> **SET EXERCISE**
From the top of the records below, return each line exactly, ending with the line that contains "(415,242) -- cycle;".

> **TASK DATA**
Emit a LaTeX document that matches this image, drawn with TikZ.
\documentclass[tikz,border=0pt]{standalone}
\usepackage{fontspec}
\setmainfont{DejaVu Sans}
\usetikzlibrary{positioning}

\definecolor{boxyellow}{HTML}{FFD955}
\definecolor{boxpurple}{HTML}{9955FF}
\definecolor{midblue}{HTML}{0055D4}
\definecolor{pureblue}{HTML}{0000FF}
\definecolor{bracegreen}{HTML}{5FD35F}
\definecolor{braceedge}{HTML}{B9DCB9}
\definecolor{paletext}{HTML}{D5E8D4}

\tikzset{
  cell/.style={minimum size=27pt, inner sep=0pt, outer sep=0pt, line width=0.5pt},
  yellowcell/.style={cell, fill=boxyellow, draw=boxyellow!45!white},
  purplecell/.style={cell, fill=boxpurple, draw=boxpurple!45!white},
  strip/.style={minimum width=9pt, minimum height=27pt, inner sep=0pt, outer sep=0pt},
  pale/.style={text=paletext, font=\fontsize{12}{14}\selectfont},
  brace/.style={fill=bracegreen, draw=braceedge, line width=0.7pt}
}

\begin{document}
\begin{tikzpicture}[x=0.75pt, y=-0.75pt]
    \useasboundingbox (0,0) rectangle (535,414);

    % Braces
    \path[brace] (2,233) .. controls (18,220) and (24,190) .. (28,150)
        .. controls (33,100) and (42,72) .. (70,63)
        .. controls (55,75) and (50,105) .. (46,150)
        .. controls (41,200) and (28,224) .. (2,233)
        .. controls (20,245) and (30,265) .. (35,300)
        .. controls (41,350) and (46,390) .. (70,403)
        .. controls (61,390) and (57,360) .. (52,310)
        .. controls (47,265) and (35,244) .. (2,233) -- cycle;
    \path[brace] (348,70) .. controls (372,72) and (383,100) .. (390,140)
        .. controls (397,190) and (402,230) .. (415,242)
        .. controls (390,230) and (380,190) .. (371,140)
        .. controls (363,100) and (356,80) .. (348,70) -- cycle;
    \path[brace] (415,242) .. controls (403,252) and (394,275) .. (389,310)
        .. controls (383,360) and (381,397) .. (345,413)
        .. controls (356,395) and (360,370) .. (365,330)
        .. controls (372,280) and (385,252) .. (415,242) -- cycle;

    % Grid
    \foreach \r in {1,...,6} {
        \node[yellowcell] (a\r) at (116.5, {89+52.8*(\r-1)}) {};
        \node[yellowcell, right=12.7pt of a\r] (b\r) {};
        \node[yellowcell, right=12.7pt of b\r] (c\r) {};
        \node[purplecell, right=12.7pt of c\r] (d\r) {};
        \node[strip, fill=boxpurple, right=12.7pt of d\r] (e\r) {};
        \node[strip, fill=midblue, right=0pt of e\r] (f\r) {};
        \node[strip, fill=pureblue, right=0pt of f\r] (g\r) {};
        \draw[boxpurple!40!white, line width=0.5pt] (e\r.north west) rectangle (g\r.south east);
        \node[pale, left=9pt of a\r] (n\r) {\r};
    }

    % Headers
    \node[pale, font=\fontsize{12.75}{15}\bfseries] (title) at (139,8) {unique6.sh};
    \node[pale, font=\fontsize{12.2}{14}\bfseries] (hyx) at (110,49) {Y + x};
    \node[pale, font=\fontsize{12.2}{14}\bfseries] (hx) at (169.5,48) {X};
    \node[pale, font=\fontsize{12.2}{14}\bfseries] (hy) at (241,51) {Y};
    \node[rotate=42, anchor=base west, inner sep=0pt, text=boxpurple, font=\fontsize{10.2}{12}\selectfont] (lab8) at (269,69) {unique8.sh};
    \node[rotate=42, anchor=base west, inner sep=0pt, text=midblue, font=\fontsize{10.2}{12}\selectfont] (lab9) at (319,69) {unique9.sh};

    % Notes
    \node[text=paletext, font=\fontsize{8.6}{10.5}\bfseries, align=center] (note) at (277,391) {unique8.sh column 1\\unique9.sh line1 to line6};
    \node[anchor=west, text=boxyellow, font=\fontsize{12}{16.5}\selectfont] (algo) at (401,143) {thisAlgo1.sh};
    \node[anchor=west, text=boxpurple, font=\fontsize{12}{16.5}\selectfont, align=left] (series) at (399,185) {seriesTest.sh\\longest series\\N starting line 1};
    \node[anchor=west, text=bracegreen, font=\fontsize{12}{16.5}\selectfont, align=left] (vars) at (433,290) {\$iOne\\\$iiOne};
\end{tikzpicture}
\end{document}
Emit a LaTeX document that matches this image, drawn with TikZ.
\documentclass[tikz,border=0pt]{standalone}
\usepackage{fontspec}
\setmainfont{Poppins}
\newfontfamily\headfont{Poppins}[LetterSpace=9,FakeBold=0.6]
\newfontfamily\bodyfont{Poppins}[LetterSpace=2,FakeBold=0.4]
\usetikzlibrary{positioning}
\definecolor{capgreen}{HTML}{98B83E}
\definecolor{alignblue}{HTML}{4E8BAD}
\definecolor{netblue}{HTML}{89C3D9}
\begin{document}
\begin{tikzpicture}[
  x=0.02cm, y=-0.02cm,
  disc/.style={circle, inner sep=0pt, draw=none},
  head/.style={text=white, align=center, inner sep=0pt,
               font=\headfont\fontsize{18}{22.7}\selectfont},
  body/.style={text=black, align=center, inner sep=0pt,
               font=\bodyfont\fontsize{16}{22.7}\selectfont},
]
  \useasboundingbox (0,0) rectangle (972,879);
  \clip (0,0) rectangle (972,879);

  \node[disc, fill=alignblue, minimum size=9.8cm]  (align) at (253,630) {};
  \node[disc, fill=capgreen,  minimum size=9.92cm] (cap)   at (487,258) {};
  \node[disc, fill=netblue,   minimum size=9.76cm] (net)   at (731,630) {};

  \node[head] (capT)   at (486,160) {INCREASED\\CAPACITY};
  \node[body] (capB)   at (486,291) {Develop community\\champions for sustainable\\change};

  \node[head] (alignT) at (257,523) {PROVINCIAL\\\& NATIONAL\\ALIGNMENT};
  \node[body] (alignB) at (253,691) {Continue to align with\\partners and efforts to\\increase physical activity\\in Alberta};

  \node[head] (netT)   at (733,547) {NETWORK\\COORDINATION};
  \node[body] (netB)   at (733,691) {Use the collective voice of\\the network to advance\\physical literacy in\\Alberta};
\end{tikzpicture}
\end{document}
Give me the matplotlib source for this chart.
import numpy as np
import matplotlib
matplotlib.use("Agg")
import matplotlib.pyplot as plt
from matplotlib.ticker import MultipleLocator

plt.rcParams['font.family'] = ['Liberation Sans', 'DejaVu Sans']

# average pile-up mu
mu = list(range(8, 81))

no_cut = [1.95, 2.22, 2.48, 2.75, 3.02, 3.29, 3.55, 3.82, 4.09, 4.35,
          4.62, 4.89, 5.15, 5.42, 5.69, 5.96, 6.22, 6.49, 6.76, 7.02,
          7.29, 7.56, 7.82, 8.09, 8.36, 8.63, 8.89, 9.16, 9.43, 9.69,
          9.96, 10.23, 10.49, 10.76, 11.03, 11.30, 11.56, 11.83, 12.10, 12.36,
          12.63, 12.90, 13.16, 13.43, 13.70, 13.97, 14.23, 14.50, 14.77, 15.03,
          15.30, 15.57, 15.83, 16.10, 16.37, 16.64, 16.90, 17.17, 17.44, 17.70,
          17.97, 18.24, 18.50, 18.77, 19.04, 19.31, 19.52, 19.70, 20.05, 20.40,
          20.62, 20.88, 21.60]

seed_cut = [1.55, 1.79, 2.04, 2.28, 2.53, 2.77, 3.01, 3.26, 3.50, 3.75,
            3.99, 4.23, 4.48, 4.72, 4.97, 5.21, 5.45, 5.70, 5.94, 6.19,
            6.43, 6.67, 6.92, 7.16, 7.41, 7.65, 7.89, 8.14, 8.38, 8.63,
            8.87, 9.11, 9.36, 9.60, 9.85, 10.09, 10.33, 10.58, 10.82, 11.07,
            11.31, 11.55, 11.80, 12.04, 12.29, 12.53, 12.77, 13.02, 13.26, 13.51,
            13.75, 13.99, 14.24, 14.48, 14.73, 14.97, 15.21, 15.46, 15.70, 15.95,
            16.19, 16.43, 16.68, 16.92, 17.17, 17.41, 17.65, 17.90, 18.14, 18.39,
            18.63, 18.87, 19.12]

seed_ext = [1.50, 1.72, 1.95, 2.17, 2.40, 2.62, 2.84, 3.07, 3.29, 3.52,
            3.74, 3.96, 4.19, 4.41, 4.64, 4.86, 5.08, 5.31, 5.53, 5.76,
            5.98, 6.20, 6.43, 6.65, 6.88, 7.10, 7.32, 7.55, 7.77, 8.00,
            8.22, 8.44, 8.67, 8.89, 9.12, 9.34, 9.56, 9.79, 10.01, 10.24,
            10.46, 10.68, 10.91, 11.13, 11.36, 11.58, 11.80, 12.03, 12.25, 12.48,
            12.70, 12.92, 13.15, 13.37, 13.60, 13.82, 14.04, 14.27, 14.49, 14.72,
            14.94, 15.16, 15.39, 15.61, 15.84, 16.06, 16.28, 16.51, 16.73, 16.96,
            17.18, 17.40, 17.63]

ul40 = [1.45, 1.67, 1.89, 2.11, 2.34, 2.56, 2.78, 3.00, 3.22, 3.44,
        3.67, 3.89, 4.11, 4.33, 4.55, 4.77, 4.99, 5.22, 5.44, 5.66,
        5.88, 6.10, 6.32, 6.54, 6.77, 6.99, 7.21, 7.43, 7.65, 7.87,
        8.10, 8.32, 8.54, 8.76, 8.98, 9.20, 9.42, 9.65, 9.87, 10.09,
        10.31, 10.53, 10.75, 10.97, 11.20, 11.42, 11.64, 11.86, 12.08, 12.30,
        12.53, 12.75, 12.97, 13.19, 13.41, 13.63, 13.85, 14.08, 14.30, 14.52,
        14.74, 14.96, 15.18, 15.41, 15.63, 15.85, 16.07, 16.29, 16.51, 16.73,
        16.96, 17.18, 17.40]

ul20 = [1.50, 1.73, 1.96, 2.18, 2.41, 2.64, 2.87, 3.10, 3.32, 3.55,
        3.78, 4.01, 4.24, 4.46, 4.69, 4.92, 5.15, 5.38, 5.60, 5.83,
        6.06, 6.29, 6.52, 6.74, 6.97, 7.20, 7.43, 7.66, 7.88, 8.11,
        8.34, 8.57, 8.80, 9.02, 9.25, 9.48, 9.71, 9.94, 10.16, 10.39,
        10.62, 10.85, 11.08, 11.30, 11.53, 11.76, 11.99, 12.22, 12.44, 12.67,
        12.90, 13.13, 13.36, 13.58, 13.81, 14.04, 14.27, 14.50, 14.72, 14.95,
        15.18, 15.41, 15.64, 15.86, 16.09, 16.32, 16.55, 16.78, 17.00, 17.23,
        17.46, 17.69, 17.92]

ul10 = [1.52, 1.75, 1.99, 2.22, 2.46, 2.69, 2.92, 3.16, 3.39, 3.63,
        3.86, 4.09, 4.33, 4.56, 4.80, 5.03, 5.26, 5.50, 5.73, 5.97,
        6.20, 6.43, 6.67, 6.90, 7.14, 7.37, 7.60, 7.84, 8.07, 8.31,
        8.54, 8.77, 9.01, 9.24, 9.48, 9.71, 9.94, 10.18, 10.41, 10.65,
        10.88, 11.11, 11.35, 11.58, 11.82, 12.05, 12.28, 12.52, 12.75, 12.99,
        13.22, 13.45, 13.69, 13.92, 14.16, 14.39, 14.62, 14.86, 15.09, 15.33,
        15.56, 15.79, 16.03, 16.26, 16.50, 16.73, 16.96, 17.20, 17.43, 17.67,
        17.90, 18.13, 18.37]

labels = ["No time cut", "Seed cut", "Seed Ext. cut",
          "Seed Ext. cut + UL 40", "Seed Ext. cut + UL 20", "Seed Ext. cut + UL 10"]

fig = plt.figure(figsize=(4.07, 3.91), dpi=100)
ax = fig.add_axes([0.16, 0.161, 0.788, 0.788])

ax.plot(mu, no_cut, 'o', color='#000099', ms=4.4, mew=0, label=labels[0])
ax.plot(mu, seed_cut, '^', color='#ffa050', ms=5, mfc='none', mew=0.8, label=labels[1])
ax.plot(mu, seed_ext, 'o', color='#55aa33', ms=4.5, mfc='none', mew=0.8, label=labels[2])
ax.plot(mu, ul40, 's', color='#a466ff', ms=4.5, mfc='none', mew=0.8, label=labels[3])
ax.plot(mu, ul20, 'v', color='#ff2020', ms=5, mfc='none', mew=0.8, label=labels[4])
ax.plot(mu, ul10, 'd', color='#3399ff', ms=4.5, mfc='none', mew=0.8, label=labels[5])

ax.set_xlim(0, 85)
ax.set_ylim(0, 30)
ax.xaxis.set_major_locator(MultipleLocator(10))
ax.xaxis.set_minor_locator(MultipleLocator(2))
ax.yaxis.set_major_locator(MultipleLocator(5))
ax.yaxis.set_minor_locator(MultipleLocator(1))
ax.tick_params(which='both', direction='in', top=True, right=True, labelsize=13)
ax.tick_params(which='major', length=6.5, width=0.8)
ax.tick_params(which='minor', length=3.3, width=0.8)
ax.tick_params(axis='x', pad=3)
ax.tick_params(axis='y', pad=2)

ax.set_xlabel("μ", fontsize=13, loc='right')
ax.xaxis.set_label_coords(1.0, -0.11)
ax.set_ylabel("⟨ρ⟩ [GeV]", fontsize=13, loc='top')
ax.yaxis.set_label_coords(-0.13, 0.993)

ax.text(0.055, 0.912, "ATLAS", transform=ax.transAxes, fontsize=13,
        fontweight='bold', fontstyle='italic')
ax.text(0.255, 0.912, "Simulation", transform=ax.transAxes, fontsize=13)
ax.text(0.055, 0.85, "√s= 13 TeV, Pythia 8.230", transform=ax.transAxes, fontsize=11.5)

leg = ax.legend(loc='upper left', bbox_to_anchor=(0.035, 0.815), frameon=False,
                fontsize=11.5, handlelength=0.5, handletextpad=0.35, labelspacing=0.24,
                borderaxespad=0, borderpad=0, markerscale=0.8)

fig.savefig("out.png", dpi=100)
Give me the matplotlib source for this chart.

> **RESULT OF THIS EXERCISE**
Emit a LaTeX document that matches this image, drawn with TikZ.
\documentclass[tikz,border=0pt]{standalone}
\usepackage{fontspec}
\setmainfont{DejaVu Sans}
\usetikzlibrary{positioning}

\definecolor{boxyellow}{HTML}{FFD955}
\definecolor{boxpurple}{HTML}{9955FF}
\definecolor{midblue}{HTML}{0055D4}
\definecolor{pureblue}{HTML}{0000FF}
\definecolor{bracegreen}{HTML}{5FD35F}
\definecolor{braceedge}{HTML}{B9DCB9}
\definecolor{paletext}{HTML}{D5E8D4}

\tikzset{
  cell/.style={minimum size=27pt, inner sep=0pt, outer sep=0pt, line width=0.5pt},
  yellowcell/.style={cell, fill=boxyellow, draw=boxyellow!45!white},
  purplecell/.style={cell, fill=boxpurple, draw=boxpurple!45!white},
  strip/.style={minimum width=9pt, minimum height=27pt, inner sep=0pt, outer sep=0pt},
  pale/.style={text=paletext, font=\fontsize{12}{14}\selectfont},
  brace/.style={fill=bracegreen, draw=braceedge, line width=0.7pt}
}

\begin{document}
\begin{tikzpicture}[x=0.75pt, y=-0.75pt]
    \useasboundingbox (0,0) rectangle (535,414);

    % Braces
    \path[brace] (2,233) .. controls (18,220) and (24,190) .. (28,150)
        .. controls (33,100) and (42,72) .. (70,63)
        .. controls (55,75) and (50,105) .. (46,150)
        .. controls (41,200) and (28,224) .. (2,233)
        .. controls (20,245) and (30,265) .. (35,300)
        .. controls (41,350) and (46,390) .. (70,403)
        .. controls (61,390) and (57,360) .. (52,310)
        .. controls (47,265) and (35,244) .. (2,233) -- cycle;
    \path[brace] (348,70) .. controls (372,72) and (383,100) .. (390,140)
        .. controls (397,190) and (402,230) .. (415,242)
        .. controls (390,230) and (380,190) .. (371,140)
        .. controls (363,100) and (356,80) .. (348,70) -- cycle;
    \path[brace] (415,242) .. controls (403,252) and (394,275) .. (389,310)
        .. controls (383,360) and (381,397) .. (345,413)
        .. controls (356,395) and (360,370) .. (365,330)
        .. controls (372,280) and (385,252) .. (415,242) -- cycle;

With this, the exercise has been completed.